After the last appellate court decision, lawmakers came back and agreed to add another $40.6 million to fund these programs. Hogan has asked Collins to rule that is not enough and is unequally divided.

At the same time, Horne and Republican legislative leaders decided to ask the Supreme Court to intercede in hopes of having the entire case thrown out.

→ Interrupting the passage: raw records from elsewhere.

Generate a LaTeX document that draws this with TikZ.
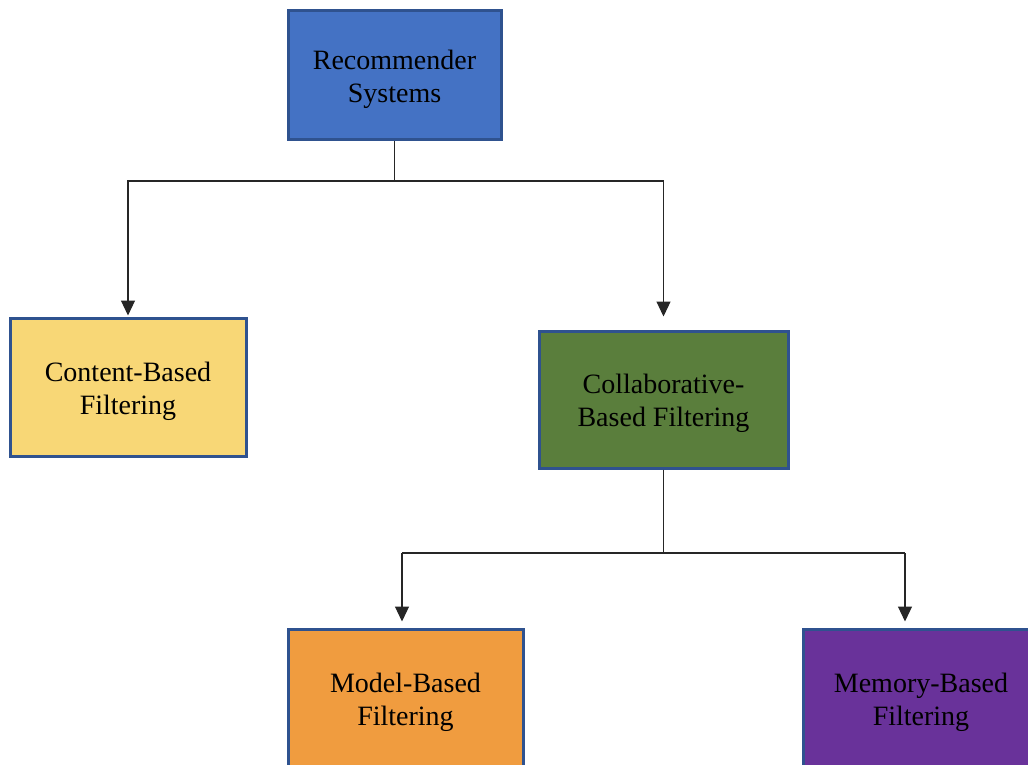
\documentclass[tikz,border=0pt]{standalone}
\usepackage{fontspec}
\setmainfont{Liberation Serif}
\usepackage{tikz}
\usetikzlibrary{
    calc,
    arrows.meta,
    positioning
}
\definecolor{rsblue}{HTML}{4472C4}
\definecolor{cbyellow}{HTML}{F8D776}
\definecolor{colgreen}{HTML}{5A7E3C}
\definecolor{mborange}{HTML}{F09C3F}
\definecolor{mempurple}{HTML}{69329A}
\definecolor{boxedge}{HTML}{2F528F}
\tikzset{
    catbox/.style={
        draw=boxedge,
        line width=3pt,
        rectangle,
        inner sep=0pt
    },
    cattext/.style={
        align=center,
        inner sep=0pt,
        yshift=-4pt,
        font=\fontsize{28}{33}\selectfont
    },
    link/.style={line width=1.2pt, draw=black!85},
    arr/.style={link, -{Triangle[width=14pt,length=15pt]}}
}

\begin{document}
\begin{tikzpicture}[x=1pt,y=-1pt]
    \useasboundingbox (0,0) rectangle (1028,765);
    \clip (0,0) rectangle (1028,765);
    % category boxes
    \node[catbox, fill=rsblue, minimum width=213pt, minimum height=129pt,
        label={[cattext]center:Recommender\\Systems}] (rs) at (394.5,75.5) {};
    \node[catbox, fill=cbyellow, minimum width=236pt, minimum height=138pt,
        label={[cattext]center:Content-Based\\Filtering}] (cb) at (128,387) {};
    \node[catbox, fill=colgreen, minimum width=249pt, minimum height=137pt,
        label={[cattext]center:Collaborative-\\Based Filtering}] (col) at (663.5,399.5) {};
    \node[catbox, fill=mborange, minimum width=235pt, minimum height=138pt,
        label={[cattext]center:Model-Based\\Filtering}] (mb) at (405.5,698) {};
    \node[catbox, fill=mempurple, minimum width=236pt, minimum height=138pt,
        label={[cattext]center:Memory-Based\\Filtering}] (mem) at (921,698) {};
    % first level
    \coordinate (j1) at (394.5,181);
    \draw[link] (rs.south) -- (j1);
    \draw[arr, shorten >=1pt] (j1) -| (cb.north);
    \draw[arr, shorten >=13pt] (j1) -| (col.north);
    % second level
    \coordinate (j2) at (663.5,553);
    \coordinate (l2) at (402,553);
    \coordinate (r2) at (905,553);
    \draw[link] (col.south) -- (j2);
    \draw[link] (l2) -- (r2);
    \draw[arr, shorten >=6pt] (l2) -- (l2 |- mb.north);
    \draw[arr, shorten >=6pt] (r2) -- (r2 |- mem.north);
\end{tikzpicture}
\end{document}
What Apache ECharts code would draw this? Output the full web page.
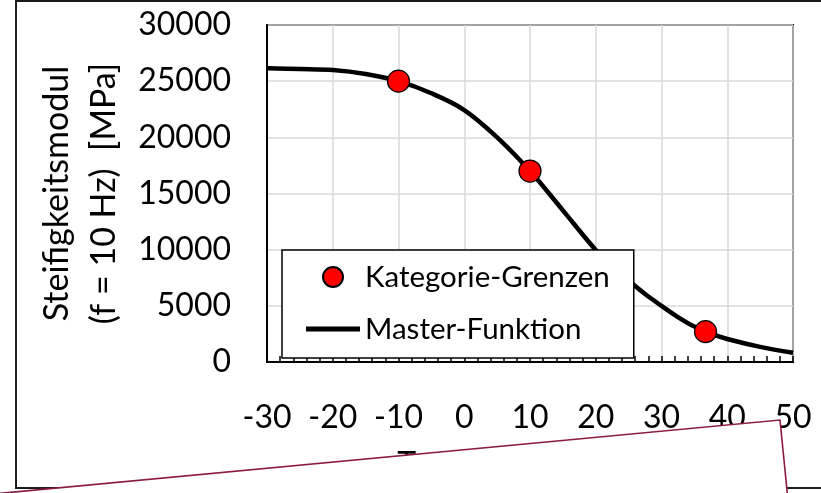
<!DOCTYPE html>
<html>
<head>
<meta charset="utf-8">
<script src="https://cdn.jsdelivr.net/npm/echarts@6/dist/echarts.min.js"></script>
<style>
  html, body { margin: 0; padding: 0; background: #ffffff; }
  #chart { width: 821px; height: 493px; }
</style>
</head>
<body>
<div id="chart"></div>
<script>
// Master curve of the stiffness modulus (f = 10 Hz) over temperature
var temperatures = [-30, -25, -20, -15, -10, -5, 0, 5, 10, 15, 20, 22.5, 25, 27.5, 30, 32.5, 35, 37.5, 40, 45, 50];
var masterModulus = [26150, 26080, 25990, 25640, 25000, 23920, 22430, 20000, 17000, 13500, 9970, 8550, 7250, 6050, 5000, 4000, 3150, 2520, 2050, 1350, 830];

// Category boundaries on the master curve
var boundaryTemps = [-10, 10, 36.7];
var boundaryModulus = [25000, 17000, 2700];

var xTicks = { min: -30, max: 50, step: 10 };
var yTicks = { min: 0, max: 30000, step: 5000 };

var FONT = 'Lato';

var chart = echarts.init(document.getElementById('chart'), null, { renderer: 'canvas' });

var curveData = temperatures.map(function (t, i) { return [t, masterModulus[i]]; });
var pointData = boundaryTemps.map(function (t, i) { return [t, boundaryModulus[i]]; });

chart.setOption({
  animation: false,
  backgroundColor: '#ffffff',
  grid: {
    left: 267, top: 25, right: 28, bottom: 131,
    show: true, borderColor: '#000000', borderWidth: 2,
    backgroundColor: 'transparent'
  },
  xAxis: {
    type: 'value',
    min: xTicks.min, max: xTicks.max, interval: xTicks.step,
    name: 'Temperatur  [°C]',
    nameLocation: 'middle',
    nameGap: 87,
    nameTextStyle: { fontFamily: FONT, fontSize: 32, color: '#000000', padding: [0, 34, 0, 0] },
    axisLine: { show: true, onZero: false, lineStyle: { color: '#000000', width: 2 } },
    axisTick: { show: true, inside: true, length: 6, lineStyle: { color: '#000000', width: 1.5 } },
    minorTick: { show: true, splitNumber: 5, length: 6, lineStyle: { color: '#000000', width: 1.5 } },
    axisLabel: { fontFamily: FONT, fontSize: 32, color: '#000000', margin: 40 },
    splitLine: { show: true, lineStyle: { color: '#d9d9d9', width: 1.5 } }
  },
  yAxis: {
    type: 'value',
    min: yTicks.min, max: yTicks.max, interval: yTicks.step,
    name: 'Steifigkeitsmodul\n(f = 10 Hz)  [MPa]',
    nameLocation: 'middle',
    nameRotate: 90,
    nameGap: 124,
    nameTextStyle: { fontFamily: FONT, fontSize: 34, color: '#000000', lineHeight: 47 },
    axisLine: { show: true, onZero: false, lineStyle: { color: '#000000', width: 2 } },
    axisTick: { show: false },
    axisLabel: {
      fontFamily: FONT, fontSize: 32, color: '#000000', margin: 36,
      formatter: function (v) { return String(v); }
    },
    splitLine: { show: true, lineStyle: { color: '#d9d9d9', width: 1.5 } }
  },
  legend: {
    orient: 'vertical',
    left: 282, top: 250,
    padding: [12, 24, 14, 24],
    itemGap: 22,
    itemWidth: 54,
    itemHeight: 20,
    backgroundColor: '#ffffff',
    borderColor: '#000000',
    borderWidth: 1.5,
    borderRadius: 0,
    textStyle: { fontFamily: FONT, fontSize: 29.5, color: '#000000' },
    data: [
      { name: 'Kategorie-Grenzen', icon: 'circle' },
      { name: 'Master-Funktion', icon: 'path://M0 0H54V5H0Z' }
    ]
  },
  series: [
    {
      name: 'Master-Funktion',
      type: 'line',
      data: curveData,
      smooth: 0.35,
      symbol: 'none',
      lineStyle: { color: '#000000', width: 4.5 },
      itemStyle: { color: '#000000' },
      z: 2
    },
    {
      name: 'Kategorie-Grenzen',
      type: 'scatter',
      data: pointData,
      symbol: 'circle',
      symbolSize: 22,
      itemStyle: { color: '#ff0000', borderColor: '#000000', borderWidth: 1.2, opacity: 1 },
      z: 3
    }
  ],
  graphic: [
    {
      // outer frame of the figure
      type: 'rect',
      z: 1,
      shape: { x: 16, y: 1, width: 900, height: 487 },
      style: { fill: 'none', stroke: '#1a1a1a', lineWidth: 2 }
    },
    {
      // tilted white sheet with a wine-red edge lying over the bottom
      type: 'polygon',
      z: 100,
      shape: { points: [[-20, 495.3], [780, 420], [790, 520], [-20, 520]] },
      style: { fill: '#ffffff', stroke: '#8c1a46', lineWidth: 1.6 }
    }
  ]
});
</script>
</body>
</html>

Friday's ruling gives them that chance.

"The federal statute that gives the courts jurisdiction requires us to make reasonable efforts to teach students English," Horne said. "We are doing that."

He said Hogan's complaint is that the state is not providing all the necessary funds, forcing school districts to divert cash from other programs to ensure students learn English.

Hogan, however, said Horne's argument is based on a flawed presumption.

"The law requires more than an effort," he said.

"The (2000) judgment requires that funding be based upon the costs" of actually teaching students to learn English, Hogan continued. "That's what they've never attempted to do."

In fact, he noted, the school districts themselves, in requests for additional cash, sought a total of $275 million, versus the $40.6 million lawmakers actually voted last session to provide.

Separate is the question of whether the 1974 Equal Education Opportunity Act actually applies.

Eric Bistrow, Horne's attorney, pointed out Congress approved the No Child Left Behind Act in 2001, one provision of which requires states to take effective actions to help children learn English. He noted Arizona has been found in compliance with that latter law, making it illogical for Hogan to argue that Arizona is not doing enough.

Hogan, however, said the 2001 law is irrelevant. He said the 1974 law on which he is relying essentially is a civil rights act to protect individuals, while No Child Left Behind is a "regulatory scheme for schools."

No date has been set for the arguments.